Sunday, May 18, 2008

Arrival in France

I have for quite some while being using a domain,, 'chez Paul' is French, meaning roughly 'at Paul's house.' Yet, as of the start of this year, the only place I had visited in France was Charles de Gaulle airport! However, in March, a couple of friends kindly offered me the chance to stay at their apartment in Paris. I looked at my work schedule (and also mindful of the celebrations at the temple) and indicated the last week of April. That was ok, so the holiday was on!

I only gradually learnt whereabouts I was staying - information was passed on little by little. "It's about 20 minutes from the Gare du Nord" - so I located the station and initially thought it would be North of that location, but actually it was south, far more central than I expected, in the 6th arrondissement, la Rue du Cherch Midi. Being excited and inquisitive about the prospect, I tried to learn more about the locale and came across a video that conveys quite well the environment:

Like most streets in Paris, there are many layers of construction history. I think the bâtiment (building) in which I stayed and many in the environs were from the early part of the 19th century. You can see a number of such buildings in the following photo was taken a couple hundred meters down the road:

La Rue Du Cherche Midi, 6eme, Paris

I was up on the 4th floor - quite a traipse with no lift, especially when I arrived with my luggage after a long journey! (However, I wasn't that tired because I had arrived via Eurostar, which was far more comfortable than a plane).

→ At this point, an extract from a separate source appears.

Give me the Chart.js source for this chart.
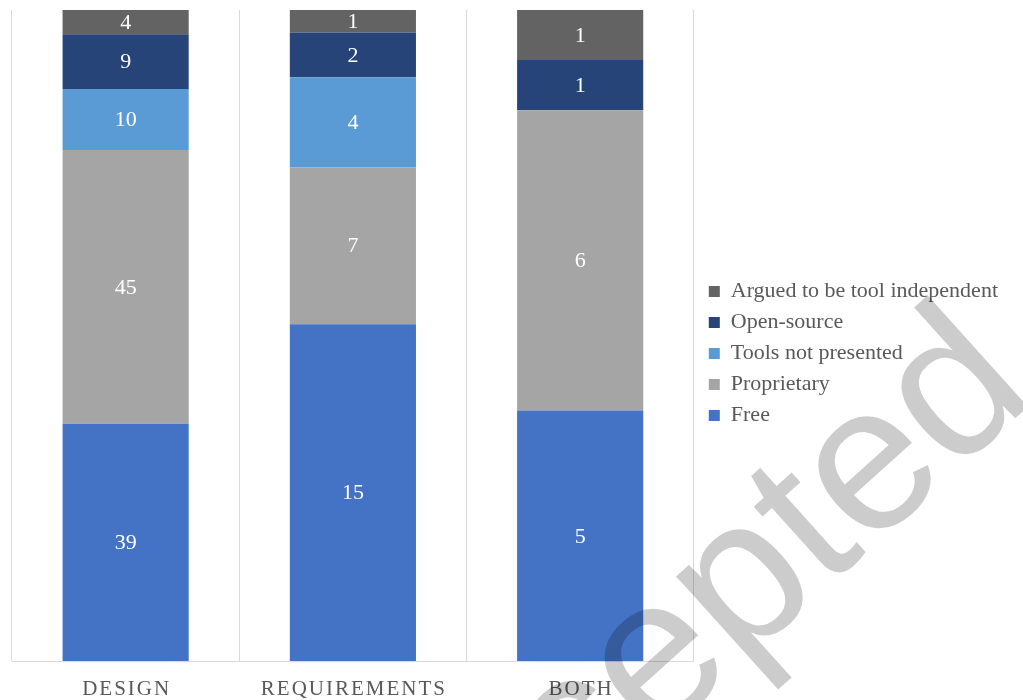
<!DOCTYPE html>
<html>
<head>
<meta charset="utf-8">
<script src="https://cdn.jsdelivr.net/npm/chart.js@4.4.1/dist/chart.umd.min.js"></script>
<style>
  html, body { margin: 0; padding: 0; background: #fff; }
  #wrap { width: 1023px; height: 700px; }
</style>
</head>
<body>
<div id="wrap"><canvas id="chart"></canvas></div>
<script>
// categories on the x axis
let categories = ['DESIGN', 'REQUIREMENTS', 'BOTH'];

// raw counts per category (bottom to top of the stack)
let free = [39, 15, 5];
let proprietary = [45, 7, 6];
let toolsNotPresented = [10, 4, 0];
let openSource = [9, 2, 1];
let toolIndependent = [4, 1, 1];

let seriesNames = ['Free', 'Proprietary', 'Tools not presented', 'Open-source', 'Argued to be tool independent'];
let seriesColors = ['#4472C4', '#A5A5A5', '#5B9BD5', '#264478', '#636363'];

let serif = "'Times New Roman', 'Liberation Serif', serif";

let raw = [free, proprietary, toolsNotPresented, openSource, toolIndependent];
let totals = categories.map(function (c, i) {
    return raw.reduce(function (s, arr) { return s + arr[i]; }, 0);
});

// 100% stacked: each segment is its share of the column
let datasets = raw.map(function (arr, k) {
    return {
        label: seriesNames[k],
        backgroundColor: seriesColors[k],
        data: arr.map(function (v, i) { return v / totals[i] * 100; }),
        counts: arr,
        borderWidth: 0,
        barPercentage: 0.555,
        categoryPercentage: 1
    };
});

// writes the raw counts in the middle of each segment
let segmentLabels = {
    id: 'segmentLabels',
    afterDatasetsDraw: function (chart) {
        let ctx = chart.ctx;
        ctx.save();
        ctx.font = '22px ' + serif;
        ctx.fillStyle = '#ffffff';
        ctx.textAlign = 'center';
        ctx.textBaseline = 'middle';
        chart.data.datasets.forEach(function (ds, k) {
            chart.getDatasetMeta(k).data.forEach(function (bar, i) {
                if (!ds.counts[i]) return;
                ctx.fillText(ds.counts[i], bar.x, (bar.y + bar.base) / 2 + 1);
            });
        });
        ctx.restore();
    }
};

// category names under the axis, spaced out like the original
let categoryLabels = {
    id: 'categoryLabels',
    afterDraw: function (chart) {
        let ctx = chart.ctx;
        let x = chart.scales.x;
        ctx.save();
        ctx.font = '21px ' + serif;
        ctx.letterSpacing = '2px';
        ctx.fillStyle = '#595959';
        ctx.textAlign = 'center';
        ctx.textBaseline = 'alphabetic';
        categories.forEach(function (c, i) {
            ctx.fillText(c, x.getPixelForTick(i) + 1, chart.chartArea.bottom + 34);
        });
        ctx.restore();
    }
};

// keep a little gap between plot and legend, and sit it a bit lower
let legendGap = {
    id: 'legendGap',
    afterLayout: function (chart) {
        chart.legend.left += 6;
        chart.legend.right += 6;
        chart.legend.top += 18;
        chart.legend.bottom += 18;
    }
};

// the big "Accepted" stamp across the picture
let stamp = {
    id: 'stamp',
    afterDraw: function (chart) {
        let ctx = chart.ctx;
        ctx.save();
        ctx.translate(397, 975);
        ctx.rotate(-42 * Math.PI / 180);
        ctx.font = "207px 'Liberation Sans', Arial, sans-serif";
        ctx.fillStyle = 'rgba(0,0,0,0.2)';
        ctx.textAlign = 'left';
        ctx.textBaseline = 'alphabetic';
        ctx.fillText('Accepted', 0, 0);
        ctx.restore();
    }
};

new Chart(document.getElementById('chart'), {
    type: 'bar',
    data: {
        labels: categories,
        datasets: datasets
    },
    plugins: [segmentLabels, categoryLabels, legendGap, stamp],
    options: {
        responsive: true,
        maintainAspectRatio: false,
        animation: false,
        layout: {
            padding: { top: 10, left: 12, right: 21, bottom: 39 }
        },
        scales: {
            x: {
                stacked: true,
                grid: {
                    display: true,
                    color: '#D9D9D9',
                    drawTicks: false,
                    offset: true
                },
                border: { display: true, color: '#D9D9D9' },
                ticks: { display: false }
            },
            y: {
                stacked: true,
                min: 0,
                max: 100,
                display: false
            }
        },
        plugins: {
            tooltip: { enabled: false },
            legend: {
                position: 'right',
                reverse: true,
                labels: {
                    boxWidth: 11,
                    boxHeight: 11,
                    padding: 9,
                    color: '#595959',
                    font: { family: serif, size: 22 }
                }
            }
        }
    }
});
</script>
</body>
</html>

Winding staircase at Rue du Cherche Midi

On proceeding through the main entrance and entering a little courtyard, I was struck by the smells in the air, quite an interesting atmosphere, a sense of antiquity; and the quarterly sounding of a small church bell nearby added to the charm. The block itself is not so grand in terms of structure and apartments may not be huge, but certainly the apartment where I stayed was very nicely decorated, had what I needed, prompting me to muse over the idea of swapping with my own little flat in Oxford!

I was told that about 10 years ago one could purchase such an apartment at a modest price, but now that's no longer the case (even with the credit crunch) - confirmed when I looked at property being advertised in estate agents' windows! The locale's appeal is evident when looking at the list of names associated with the apartments - there is a wide range of nationalities: as far as I could tell, in addition to the French, there were English, Germans, Spaniards, Russians, Chinese and Japanese.

There are quite a number of reviews of this street (see e.g. a quite detailed exploration from a hotel site). They talk mainly about the cafes, restaurants, a bakery, and expensive shops - especially clothes and antiques. However, there's a lot more to it, especially when you investigate it's history - for instance one site was a military garrison and then became a prison, and is now the Fondation Maison des Sciences de l’Homme. Ideally, the best way is to get to know the people living and working there - but I couldn't do that in less than a week!

So what was the first shop I visited? Discounting a tabac, where I bought a carnet for the metro, it was actually a supermarket on la rue de Sèvres!